News from the National Pork Board

Pork Checkoff Logo Preparing for PQA Plus™

Working with the pork industry’s customers, pork producers have developed a workable, credible, and affordable solution to assure food safety and animal care and well-being and at the same time meet the needs of customers including restaurants, food retailers, and, ultimately, consumers. The solution, a hybrid of the Pork Checkoff’s Pork Quality Assurance™ program (PQA™) and the Swine Welfare Assurance ProgramSM (SWAPSM) will be launched in June 2007.

The program was announced at the 2006 World Pork Expo in Des Moines, Iowa. The announcement came approximately 1 year after the creation of the Animal Care Coalition, a group of pork industry chain representatives including producers, packers-processors, restaurateurs, and retailers.

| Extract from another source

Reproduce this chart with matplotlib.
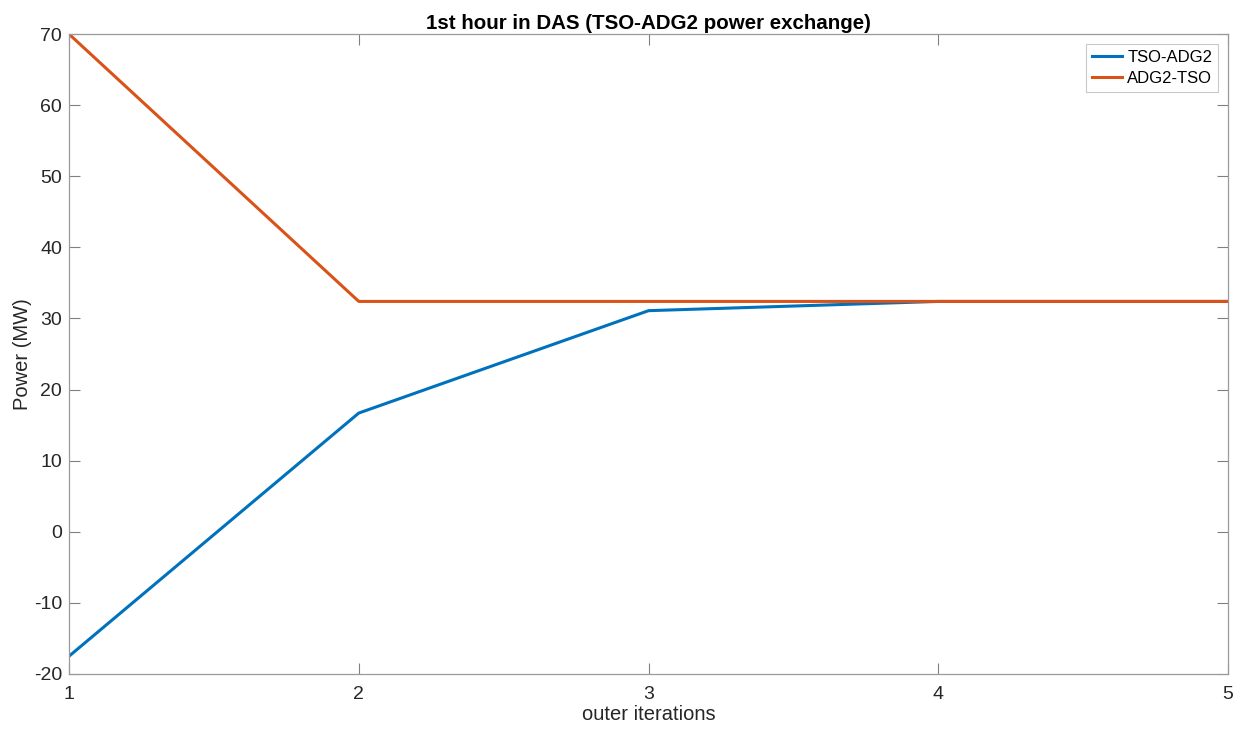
import numpy as np
import matplotlib.pyplot as plt

plt.rcParams['font.family'] = ['Liberation Sans', 'DejaVu Sans']
plt.rcParams['axes.unicode_minus'] = False

iterations = [1, 2, 3, 4, 5]
tso_adg2 = [-17.5, 16.7, 31.1, 32.4, 32.4]
adg2_tso = [70.0, 32.4, 32.4, 32.4, 32.4]

fig = plt.figure(figsize=(12.41, 7.33), dpi=100)
ax = fig.add_axes([0.0556, 0.0805, 0.934, 0.873])

ax.plot(iterations, tso_adg2, color='#0072BD', lw=2.2, label='TSO-ADG2')
ax.plot(iterations, adg2_tso, color='#D95319', lw=2.2, label='ADG2-TSO')

ax.set_xlim(1, 5)
ax.set_ylim(-20, 70)
ax.set_xticks(iterations)
ax.set_yticks(np.arange(-20, 71, 10))
ax.tick_params(direction='in', length=8, width=0.8, color='#808080',
               labelcolor='#262626', labelsize=14, top=True, right=True)
ax.tick_params(axis='x', pad=9)
ax.tick_params(axis='y', pad=5)
for s in ax.spines.values():
    s.set_color('#9a9a9a')
    s.set_linewidth(0.9)

ax.set_xlabel('outer iterations', fontsize=14.5, color='#262626', labelpad=1)
ax.set_ylabel('Power (MW)', fontsize=14.5, color='#262626', labelpad=1)
ax.set_title('1st hour in DAS (TSO-ADG2 power exchange)', fontsize=14.8,
             fontweight='bold', color='#000000', pad=4)

leg = ax.legend(loc='upper right', fontsize=12, frameon=True, fancybox=False,
                handlelength=1.8, borderpad=0.35, labelspacing=0.35,
                handletextpad=0.3, borderaxespad=0.6)
leg.get_frame().set_edgecolor('#bbbbbb')
leg.get_frame().set_linewidth(0.8)

fig.savefig('out.png', dpi=100)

Coalition members have used their meetings to talk about animal care and well-being issues and how they can be resolved before they affect demand for pork or pork products.

The inclusion of an animal care and well-being component to the industry’s flagship pork safety program became the responsibility of pork producers on the Pork Checkoff’s animal welfare and pork safety committees. Advising the process were animal behavior experts and representatives from the Pork Checkoff and the AASV.

Veterinarians and extension personnel beta-tested PQA Plus’s™ content and delivery method in the summer of 2006.

The Pork Checkoff and a network of trainers will offer current PQA™ educators who desire to provide PQA Plus™ certification to producers with training starting in early 2007. This training will be a requirement to sign PQA Plus™ certification cards.

For more information on PQA Plus™, contact Erik Risa at erisa@pork.org.

One Is Too Many™ campaign

Cable ties

When plastic ties are used for rupture repair, plastic pieces are found in meat at processing. Communications with producers have asked them to work with their veterinarians for correct methods of rupture repair. The campaign used to create awareness about the incidence of broken needles in pork has been used to raise attention to the issue of cable ties in pork in a check stuffer available from the Pork Checkoff.

To get copies of the check stuffer, call
1-866-490-5480.

Needles in market sows

Following a series of meetings with representatives from sow-buying stations, market sow buyers, and packing plants that process market sows and boars, the Pork Checkoff has embarked on the development of a campaign to reduce the incidence of physical hazards, such as needles, in market sows. Needles can be found at or near injection sites, in the case of broken needles, or in any other part of the body, including the tongue and the gastrointestinal tract. This variability adds complexity to the detection process.

Packers have taken several steps to reduce the risk of physical hazards making it through to the final pork product. However, prevention is still the best way to mitigate the risk. With this in mind, the Pork Checkoff is working with a representative group of market sow dealers to adapt the One Is Too Many™ campaign to the harvest breeding-herd market. The plan will consist of two steps. The first, an awareness campaign, will be designed to make producers aware of the risk of physical hazards, such as needles, in pork products like sausage.

The second step is to work with producers to develop processes that will reduce the opportunity for hazards to end up in an animal that may enter the food chain. One of the alternatives that will be presented will be instituting a needle management system to account for all needles.

Once the program is launched, the Pork Checkoff will be asking for veterinarians’ support to get the awareness and educational material out to producers.

For more information on this program, please contact Steve Larsen at slarsen@pork.org.

Classical swine fever awareness video project

When asked about important swine diseases such as classical swine fever, veterinarians are thankful the disease has been eradicated from the US swine herd since 1978. The down side – although a small price to pay, when put in the big picture – is that it is not a priority or even a consideration for today’s veterinarians and pork producers. When response time may be the difference between the destruction of one herd and the destruction of an entire country’s swine at-risk population, knowing what to ask, what to look for, and how to differentiate a disease from others is key.

The Pork Checkoff, in cooperation with AASV and Iowa State University, has started to work on a training tool that will use a variety of innovative teaching methods, including three-dimensional video, to deliver high quality information and visual cues to enhance prompt diagnosis of classical swine fever.

The video will simulate modern pork production, will include two- and three-dimensional videos of pigs of various ages process of tissue submission (including the necessity of submitting tonsil samples) and follow-up.